Bradley Merrill Thompson, a Member of the Firm in the Health Care and Life Sciences practice, in the Washington, DC, office, was quoted in an article titled "HIT Study to Assert FDA Regulates Clinical Software, Guidance Will Follow."
Following is an excerpt:
FDA device center chief Jeff Shuren told mobile health stakeholders this week that a report due to Congress early next year laying out a tri-agency framework for health IT, while primarily focusing on health IT products that fall outside of FDA's authority, will reassert FDA's plan to regulate clinical decision support software. But he added that FDA will hold off issuing draft clinical decision support software guidance until stakeholders have an opportunity to comment on that section of the report. ...

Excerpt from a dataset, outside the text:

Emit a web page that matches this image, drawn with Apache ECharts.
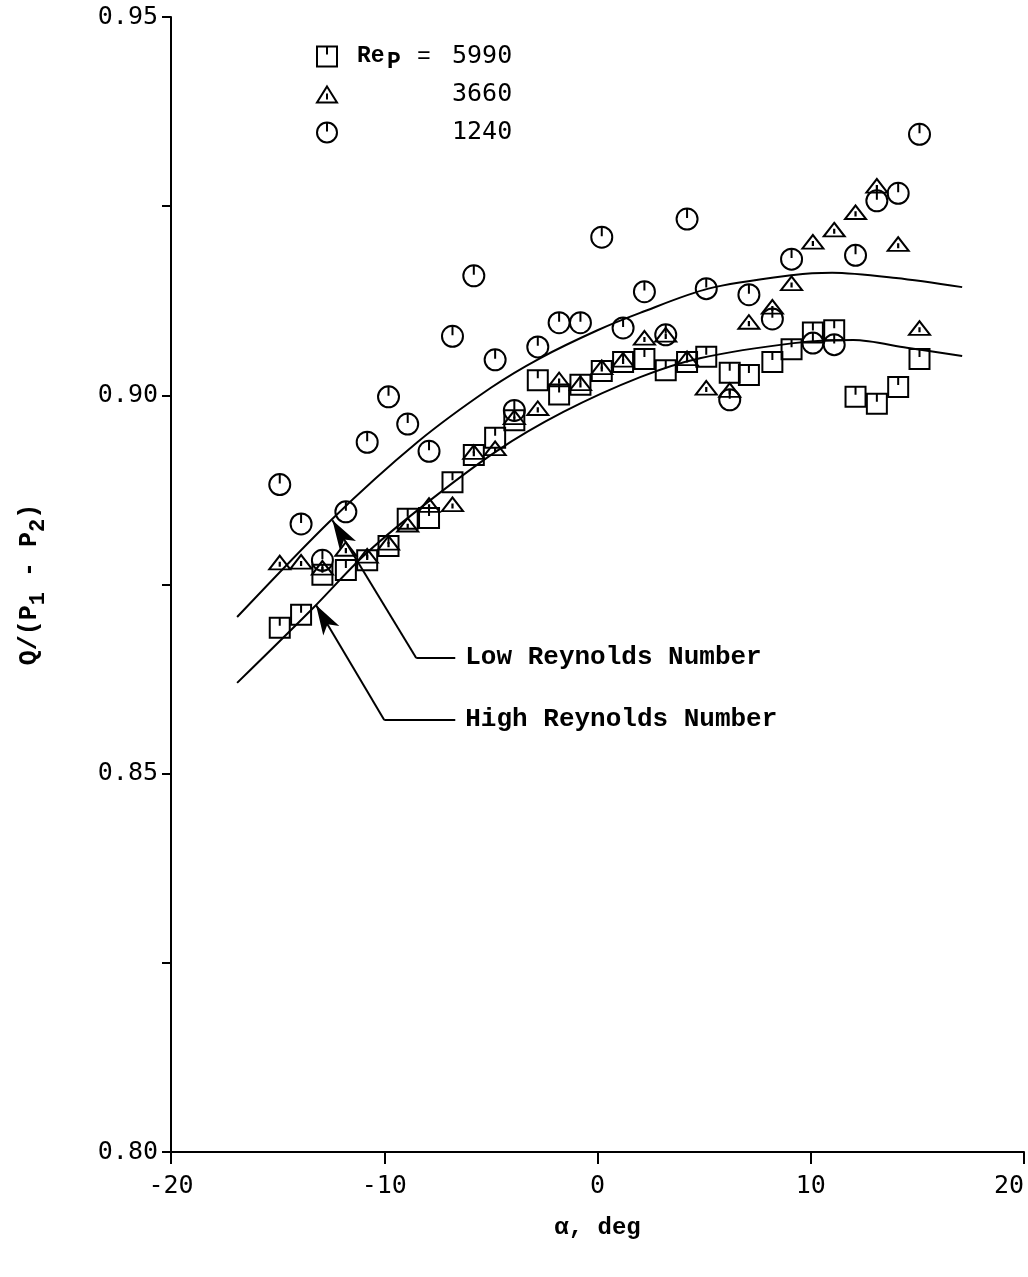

The FDA Safety and Innovation Act requires FDA, along with the Federal Communications Commission and the Office of the National Coordinator for Health Information Technology, to submit recommendations for the development of a risk-based health IT regulatory framework. ...
An industry attorney said he found it "concerning" that FDA would wait so long to issue guidance and provide much needed clarity on its clinical decision support software regulation. The big implication is that FDA is going to reexamine the line it has drawn on CDS regulation and regulate only some of the software, but it is unclear where it is going to draw that line, said Bradley Merrill Thompson, an attorney with Epstein, Becker & Green.
The agency's proposed deadline of next summer to issue the guidance seems like too long to wait for clarification on the issue, said Thompson, who is also general counsel for the Clinical Decision Support Coalition. The group formed two years ago in an effort to help FDA develop CDS regulations.
"I talked to (Shuren) out in the hall and said that's kind of concerning that you're going to wait that long," he said during the mHealth Summit. "And he said maybe end of summer would be a reasonable time to see those guidances, including the CDS guidance. So we'll see. That seems like a long time."